In the Dewald case this court held that while Dewald, the relatrix, was entitled to a classified position under Section 126 of the Charter, she also enjoyed that status under Section 142 of the Charter because of her service for five years preceding the adoption of that section. Applying the same reasoning to Votaw, the relator here, we are compelled to the conclusion that Votaw occupied a position in the classified service, under said Section 142, from which he could not be discharged except under rules of the civil service commission, promulgated under the Charter, requiring written reasons for such discharge to be specifically stated, and requiring that an opportunity be given the incumbent to be heard in his own defense. Upon this phase there is a distinction between this case and the Dewald case, supra. In the Dewald case the only reason assigned by the Director was "Political activity of such nature as to indicate your inability to co-operate." In this case, on March 19, 1932, Matia, being the same party respondent, assigned the following separate reasons for discharge:
"1. Neglect of duty in regard to the management and administration of the markets.
"2. Failure to co-operate with the merchants in the markets and vicinities for the best interests of the city.
"3. Arrogance and discourtesy in your treatment and conduct toward people calling upon you with complaints and suggestions by the business men in the communities for the best interests of the markets.
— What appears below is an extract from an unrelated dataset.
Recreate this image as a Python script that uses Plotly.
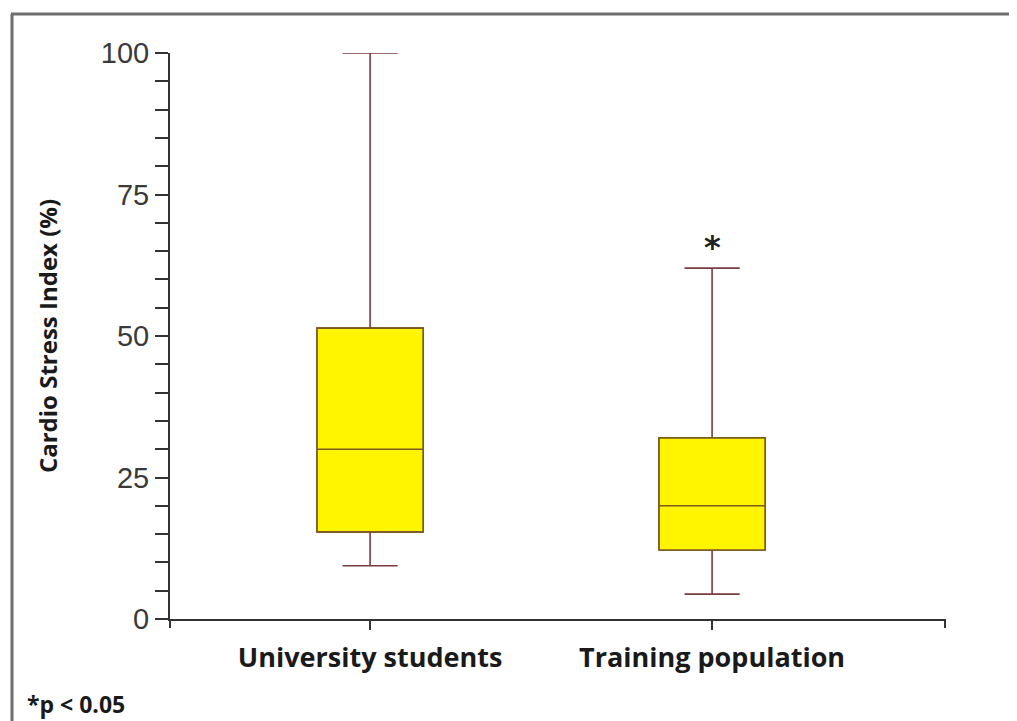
import plotly.graph_objects as go

categories = ["University students", "Training population"]
q1 = [15.4, 12.2]
median = [30.0, 20.0]
q3 = [51.4, 32.0]
lower = [9.4, 4.4]
upper = [100.0, 62.0]
sig_marks = ["", "*"]
y_ticks = [0, 25, 50, 75, 100]
footnote = "*p < 0.05"

OFF = 8  # page body margin
# plot area in page pixels
X0, X1, Y0, Y1 = 170, 945, 53, 619
W, H = 1017 - OFF, 721 - OFF
ML, MT = X0 - OFF, Y0 - OFF
MR, MB = W - (X1 - OFF), H - (Y1 - OFF)
pw, ph = X1 - X0, Y1 - Y0

def px_x(p):  # page pixel -> paper fraction
    return (p - X0) / pw

def px_y(p):
    return (Y1 - p) / ph

fig = go.Figure()
# whiskers
fig.add_trace(go.Box(
    x=categories, q1=q1, median=median, q3=q3,
    lowerfence=lower, upperfence=upper,
    width=0.31, whiskerwidth=0.52,
    fillcolor="rgba(0,0,0,0)", line=dict(color="#7a3c40", width=1.6),
    hoverinfo="skip", showlegend=False,
))
# boxes
fig.add_trace(go.Box(
    x=categories, q1=q1, median=median, q3=q3,
    lowerfence=q1, upperfence=q3,
    width=0.31, whiskerwidth=0,
    fillcolor="#FFF500", line=dict(color="#7d5a1e", width=1.6),
    showlegend=False,
))

for c, m, u in zip(categories, sig_marks, upper):
    if m:
        fig.add_annotation(x=c, y=u, text=f"<b>{m}</b>", showarrow=False,
                           yshift=21, font=dict(family="DejaVu Sans", size=32, color="#222"))

fig.add_annotation(xref="paper", yref="paper", x=px_x(25), y=px_y(704),
                   xanchor="left", yanchor="middle", showarrow=False,
                   text=f"<b>{footnote}</b>",
                   font=dict(family="Open Sans", size=23, color="#1a1a1a"))

# outer frame (left and top)
fig.add_shape(type="line", xref="paper", yref="paper",
              x0=px_x(12), y0=px_y(740), x1=px_x(12), y1=px_y(14),
              line=dict(color="#6e6e6e", width=3))
fig.add_shape(type="line", xref="paper", yref="paper",
              x0=px_x(11), y0=px_y(14), x1=px_x(1030), y1=px_y(14),
              line=dict(color="#6e6e6e", width=3))
# small down ticks at x-axis ends
for xp in (X0, X1):
    fig.add_shape(type="line", xref="paper", yref="paper",
                  x0=px_x(xp), y0=0, x1=px_x(xp), y1=px_y(628),
                  line=dict(color="#333", width=2))

fig.update_layout(
    width=W, height=H,
    margin=dict(l=ML, r=MR, t=MT, b=MB, autoexpand=False),
    plot_bgcolor="white", paper_bgcolor="white",
    boxmode="overlay",
    xaxis=dict(
        type="category", range=[-0.585, 1.681],
        showline=True, linecolor="#333", linewidth=2,
        ticks="outside", ticklen=9, tickwidth=2, tickcolor="#333",
        showgrid=False, zeroline=False,
        tickfont=dict(family="Open Sans", size=27, color="#1a1a1a"),
        tickprefix="<b>", ticksuffix="</b>",
        ticklabelstandoff=5,
    ),
    yaxis=dict(
        range=[0, 100], tickvals=y_ticks,
        showline=True, linecolor="#333", linewidth=2,
        ticks="outside", ticklen=13, tickwidth=2, tickcolor="#333",
        minor=dict(dtick=5, ticks="outside", ticklen=13, tickwidth=2, tickcolor="#333", showgrid=False),
        showgrid=False, zeroline=False,
        tickfont=dict(family="Liberation Sans", size=29, color="#3a3a3a"),
        title=dict(text="<b>Cardio Stress Index (%)</b>", standoff=36,
                   font=dict(family="Open Sans", size=24, color="#1a1a1a")),
    ),
)

fig.write_html("out.html")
"4. Showing favoritism and not acting fairly and impartially in the operation of your division.
"5. Political activity of such nature as to indicate your inability to co-operate.
"6. Other and further reasons generally described in my previous letter as for the good of the service."
He added: "I shall be pleased to grant you a hearing and set the same for March 25 at 1:30 P. M. at 337 City Hall."
Four days prior to the day of hearing, counsel for the relator addressed a letter to the director demanding that he make each of his charges more definite and certain, and that, unless such were done, there could be no occasion for a hearing, since there could be no defense prepared unless the charges were made more specific. That letter charged that reason number one failed to specify any fact claimed to constitute a neglected duty; that number two failed to specify in what respect and on what dates the relator failed to co-operate with merchants; that number three failed to specify facts constituting arrogance and discourtesy in his treatment of the public; and that number four failed to specify the particular acts relied upon as a basis of his charge of the use of favoritism and partiality while in office. After the director refused to make such charges more specific, counsel for relator took the position that the charges were a nullity and refused to participate in the hearing.
In the Dewald case this court held that reasons identical with numbers five and six did not comply with the provisions of the charter requiring the reasons to be specifically stated so as to give opportunity to the relatrix to be heard in her own defense. By a parity of reasoning, it may be said that in the case at bar reason number one is likewise open to similar objections in failing to specify what particular neglect of duty was committed by the relator. However, it appears to us that reasons numbers two, three and four are not open to the same objection, as those charges relate to merchants or to the public generally. The proceedings before the director, on such hearing, are in their nature quasi judicial and informal in character, and we can see no justifiable reason in requiring the director to specify the particular dates and the particular acts relied upon as showing lack of cooperation with merchants and lack of courtesy or favoritism towards members of the public calling upon him on official business. We think that written charges numbers two, three and four particularly were amply sufficient to advise the relator as to what he was required to meet, without giving specific dates or the names of merchants or of members of the general public with whom he had to deal. He was thereby advised of the nature of the charges, and would later be confronted with the witnesses supporting them.
This view is supported by the case of Patton v. Philadelphia, 273 Pa. 427, 117 A. 272, where the third proposition of the syllabus reads as follows: "The written statement of the reasons for dismissal are not required to specify time and place of inefficiency, neglect and absence with definiteness, if it is ample enough to inform of the nature of the offense with which the employee was charged."
If upon the hearing the relator, instead of standing upon his refusal to make a defense, had seen fit to await the testimony produced to support the charges against him, and had asked for an opportunity to call witnesses in his own behalf, his rights might have been safeguarded; or, should he have been denied such opportunity, there would have been some justification in his demand for a writ of mandamus.
The judgment of the Court of Appeals is affirmed.
JONES, MATTHIAS, ALLEN, KINKADE, and STEPHENSON, JJ., concur.